System databases are skipped automatically: postgres, information_schema, Cassandra's system* keyspaces, and similar.

Adding a new database or driver

DAGZ separates two concerns:

  • Database support owns the rerouting policy for one DB family. It defines the suffix scheme, lists the system DBs to skip, and exposes the truncate utility. One per family. Concrete examples: PostgresConfig (singleton PG_CONFIG), MysqlConfig (singleton MYSQL_CONFIG).
  • Client driver support hooks one specific Python client library (psycopg, psycopg2, pymysql, aiomysql, adbc_driver_postgresql, ...) and consults the database support to decide what to rewrite. Many client drivers can share one database support.

This split matters when a project uses more than one client library against the same DB, which is common: a service layer on psycopg, an analytics path on ADBC, a Django ORM on psycopg2, all hitting the same Postgres. Each library needs its own hook, but they all share one rerouting policy through PG_CONFIG. Configure once, every client routes consistently.

Both pieces are extension points you can add in your own code (typically conftest.py). The policy configs and helper APIs are public; you do not need DAGZ to ship support for every client library or DB family your project uses. You typically only need to add client driver support: the DB family is already covered by DAGZ, but a new client library needs hooking. Adding database support is rarer, needed only when DAGZ does not yet support that family.

Adding a client driver in your conftest

In your conftest, import your target library, capture its connect function, and replace it with an override that consults an existing config (e.g. PG_CONFIG).

For example, adbc_driver_postgresql.dbapi.connect(uri) takes a URI as its first positional argument. The library reaches the same Postgres server as psycopg, so it shares PG_CONFIG:

try:
from dagz.integ.psycopg import PG_CONFIG
from adbc_driver_postgresql import dbapi as _adbc_dbapi
except ImportError:
pass
else:
_orig_adbc_connect = _adbc_dbapi.connect

def _adbc_override_connect(uri, *args, **kwargs):
uri = PG_CONFIG.maybe_reroute_uri(uri)
return _orig_adbc_connect(uri, *args, **kwargs)

_adbc_dbapi.connect = _adbc_override_connect

ADBC connections now route through PG_CONFIG's policy alongside psycopg and psycopg2. The patch sits at conftest module load, not in a fixture, for the same reason as the main configure() block: it must be in place before any collection-time DB code runs.

Client libraries expose the dbname differently. The config provides helpers for the common cases (maybe_reroute(name) for kwarg-style, maybe_reroute_uri(uri) for URI-style); see driver-level helpers for the full list.

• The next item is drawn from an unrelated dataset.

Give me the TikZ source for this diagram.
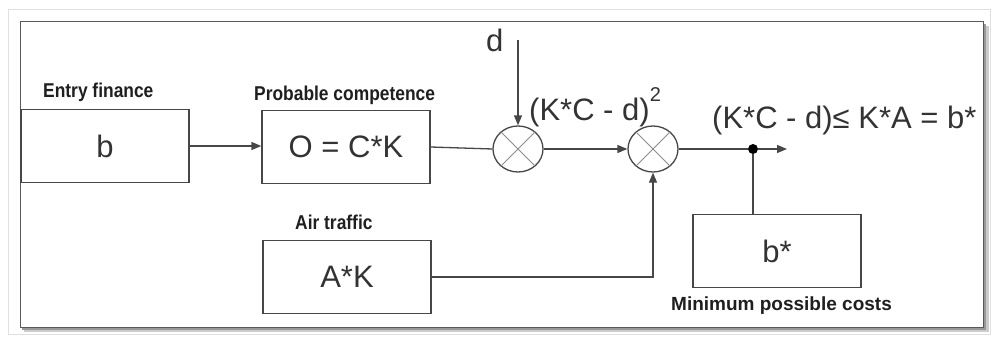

Adding a new database family

For a DB family DAGZ does not yet support, define a DbConfig subclass in your own code. The subclass owns the policy: a singleton config (e.g. MYDB_CONFIG), an implementation of default_should_reroute that knows the family's system DBs, a truncate utility, and the patching for at least one client library.

The DAGZ source's pymysql.py is the canonical reference: it bundles MySQL database support with the pymysql client driver. aiomysql.py then adds aiomysql client support on top of MYSQL_CONFIG. Both follow the same pattern your project would.